Obscure Japanese Film #62
This Toho B-movie features Kurosawa favourite Kamatari Fujiwara in a rare leading role as Hikoichi, a meek and mild provincial who goes to Tokyo for the first time in 20 years in order to seek out cheap goods to sell in his store and also see his daughter, Yuko (Kyoko Anzai), who works in an office there and has been sending money home regularly. He is accompanied on his visit by Kiyama (Eijiro Tono), a fellow store owner who is more experienced and successful but has a less wholesome reason for visiting the capital. Hikoichi enjoys spending a day with his apparently unchanged daughter and the business side of his trip is also successful. When Kiyama insists that he join him on a visit to a brothel one evening, Hikoichi reluctantly agrees, although he declines to sleep with any of the young women available. However, while there he learns something that causes him a terrible shock and turns his life upside down…
Kamatari Fujiwara and Kyoko Anzai |
Adapted by the great screenwriter Shinobu Hashimoto from a short story by Yojiro Ishizaka, this is an effective little film with a cruelly ironic and rather unpleasant twist. While some of the early scenes may be on the bland side, this only serves to make the last third more unsettling.
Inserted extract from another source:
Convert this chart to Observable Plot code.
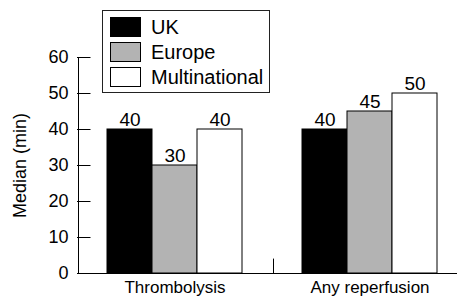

These latter scenes contain a number of memorable images, mainly involving the use of masks, and Fujiwara’s performance is especially good when Hikoichi finally turns from mild-mannered rube to violent avenger.
Kamatari Fujiwara |
Kamatari Fujiwara (1905-85) remains best known as the untrusting farmer Manzo in Seven Samurai and the drunken kabuki actor in The Lower Depths. Aside from Hateful Thing, the only other film I'm aware of in which he had the leading role is Mikio Naruse's charming comedy Tabi yakusha (1940), where he was a pompous itinerant kabuki actor cast as the front half of a horse. Although diminutive in stature, he is said to have had considerable martial art skills, which he once used to knock Toshiro Mifune to the ground during an argument when filming The Hidden Fortress. He later found himself in America appearing in Arthur Penn’s 1965 film Mickey One.
Fujiwara with Eijiro Tono |
Eijiro Tono (another member of the Kurosawa-gumi) is one of those actors who appeared to enjoy playing repellent types and was very good at it, having the ability to speak as he does here in an incredibly grating voice. One particularly nice touch is when Hikoichi gets drunk after the shocking revelation and starts talking like Kiyama! Was this an imitation by Kamatari Fujiwara or was he dubbed by Tono? I would love to know. The cast of Kurosawa regulars is rounded out by Noriko Sengoku as a maid and Seiji Miyaguchi as a detective.
Director Seiji Maruyama would go on to be better known for his World War II films such as Admiral Yamamoto (1968) and Battle of the Japan Sea (1969).
Hateful Thing was the fourth in the ‘Toho Diamond’ series – these were stand-alone B-movies adapted from various literary works with running times of around an hour.